WPA 2005

The Council of Writing Program Administrators is having its Summer Workshop, Institute, and Conference July 3-10 at the University of Alaska at Anchorage. Topics to be covered include:

* writing with, for, and about the writing programs WPAs lead

* writing about the work of writing program administration

* writing research and scholarship that is informed by their work as WPAs

* writing with and for other WPAs

* other issues of shared interest and concern to WPAs in programs for first-year composition, professional writing, writing centers, and writing across the curriculum.

[. . .]

* Writing effective program documents, memos, and reports

* Developing program-based inquiry into published scholarship

* Developing a writing program website

* Documenting the intellectual work of writing program administration, building a tenure/promotion case

* Making time to write: managing ideas, choosing priorities, sustaining reflection

* and additional workshops in which participants work collectively to draft and develop documents for the Council of Writing Program Administrators (e.g., Standards for TA Training) or work collaboratively to develop inter-institutional/ cross institutional grant proposals

I'll confess, I don't know jack about WPA, but I'm sure it's good to know a little something about it as I'm looking ahead to going on the job market.
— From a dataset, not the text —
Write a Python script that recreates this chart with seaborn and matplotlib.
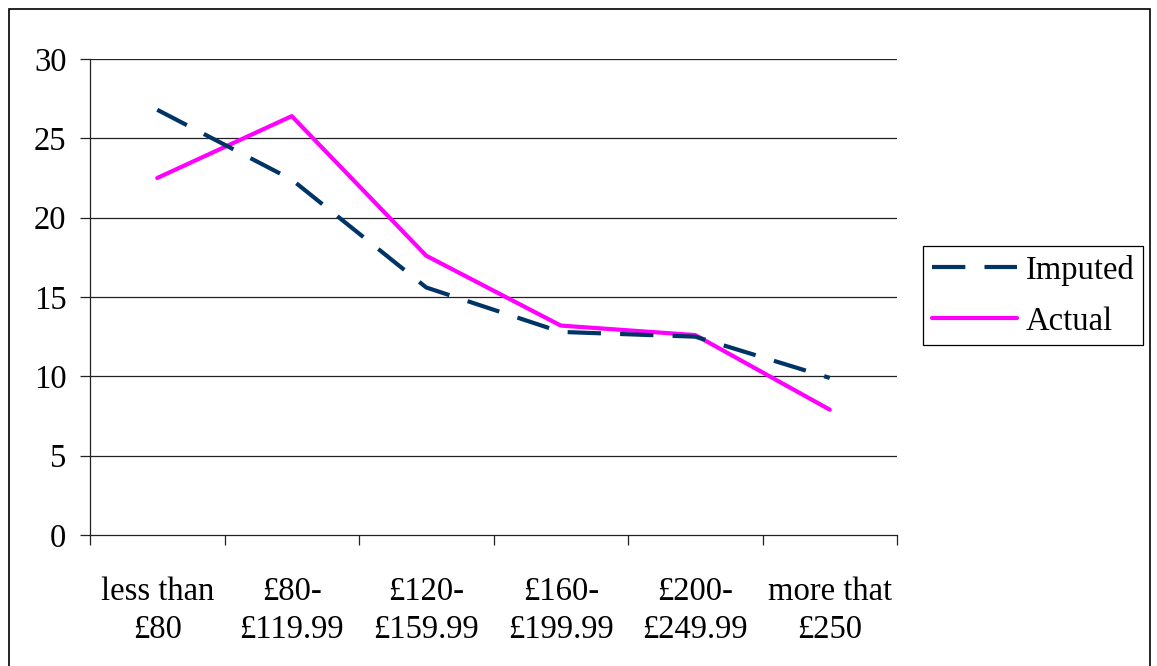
import matplotlib
matplotlib.use("Agg")
import matplotlib.pyplot as plt
import seaborn as sns
import pandas as pd
from matplotlib.patches import Rectangle
from matplotlib.lines import Line2D

# Weekly price bands and the share (%) falling into each band
categories = ["less than\n£80", "£80-\n£119.99", "£120-\n£159.99",
              "£160-\n£199.99", "£200-\n£249.99", "more that\n£250"]
imputed = [26.8, 22.4, 15.6, 12.8, 12.5, 9.9]
actual = [22.5, 26.4, 17.6, 13.2, 12.6, 7.9]
y_ticks = [0, 5, 10, 15, 20, 25, 30]

sns.set_theme(style="white")
plt.rcParams["font.family"] = ["Liberation Serif", "DejaVu Serif"]
plt.rcParams["text.color"] = "black"
plt.rcParams["xtick.color"] = "black"
plt.rcParams["ytick.color"] = "black"
FS = 23.5

W, H, DPI = 1157, 666, 100
fig = plt.figure(figsize=(W / DPI, H / DPI), dpi=DPI)
fig.patch.set_facecolor("white")

# plot area in pixel bounds
x0, x1, y0, y1 = 90, 897, 59, 535
ax = fig.add_axes([x0 / W, 1 - y1 / H, (x1 - x0) / W, (y1 - y0) / H])

pos = list(range(len(categories)))
df = pd.DataFrame({
    "pos": pos * 2,
    "value": imputed + actual,
    "series": ["Imputed"] * len(pos) + ["Actual"] * len(pos),
})

navy = "#003366"
magenta = "#FF00FF"
lw = 3.0
dash = (8.0, 4.6)

sns.lineplot(data=df[df.series == "Imputed"], x="pos", y="value", ax=ax,
             color=navy, lw=lw, legend=False)
sns.lineplot(data=df[df.series == "Actual"], x="pos", y="value", ax=ax,
             color=magenta, lw=lw, legend=False)
imp_line, act_line = ax.lines[0], ax.lines[1]
imp_line.set_dashes(dash)
imp_line.set_dash_capstyle("butt")
act_line.set_solid_capstyle("round")
act_line.set_zorder(3)
imp_line.set_zorder(4)

ax.set_xlim(-0.5, len(categories) - 0.5)
ax.set_ylim(0, 30)
ax.set_xlabel("")
ax.set_ylabel("")

# horizontal gridlines
for t in y_ticks[1:]:
    ax.axhline(t, color="#222222", lw=0.9, zorder=1)

ax.set_yticks(y_ticks)
ax.set_yticklabels([str(t) for t in y_ticks])
ax.set_xticks(pos)
ax.set_xticklabels(categories, linespacing=1.3)
ax.set_xticks([p - 0.5 for p in pos] + [len(pos) - 0.5], minor=True)

ax.tick_params(axis="y", which="major", direction="out", length=7, width=0.9,
               color="#222222", pad=10, left=True, labelsize=FS,
               labelcolor="black")
ax.tick_params(axis="x", which="major", length=0, pad=30, labelsize=FS,
               labelcolor="black")
ax.tick_params(axis="x", which="minor", direction="out", length=7, width=0.9,
               color="#222222", bottom=True)

for s in ["top", "right"]:
    ax.spines[s].set_visible(False)
for s in ["left", "bottom"]:
    ax.spines[s].set_color("#222222")
    ax.spines[s].set_linewidth(0.9)
ax.set_facecolor("white")

# legend
handles = [Line2D([], [], color=navy, lw=lw, dashes=dash, dash_capstyle="butt"),
           Line2D([], [], color=magenta, lw=lw, solid_capstyle="round")]
leg = fig.legend(handles, ["Imputed", "Actual"], loc="upper left",
                 bbox_to_anchor=(923 / W, 1 - 246 / H), fontsize=FS,
                 frameon=True, fancybox=False, framealpha=1, edgecolor="black",
                 handlelength=2.6, handletextpad=0.28, borderpad=0.27,
                 labelspacing=0.62, borderaxespad=0)
leg.get_frame().set_linewidth(0.9)
for txt in leg.get_texts():
    txt.set_color("black")

# outer chart border
fig.add_artist(Rectangle((9 / W, -0.1), (1150 - 9) / W, 1 - 9 / H + 0.1,
                         transform=fig.transFigure, fill=False,
                         edgecolor="black", lw=1.2, clip_on=False))

fig.savefig("out.png", dpi=DPI, facecolor="white")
From what I've heard, it has a lot to do with course design, making the sequence of courses coherent and not redundant, making sure there's consistency across sections of courses (and making decisions about required textbooks and individual instructors' degree of freedom to make course design decisions). I'm guessing there are other, big-picture issues to deal with as well, like program objectives: Preparing students to write in corporate settings? For academia? etc. Can anyone recommend a good introduction to WPA (book or article)?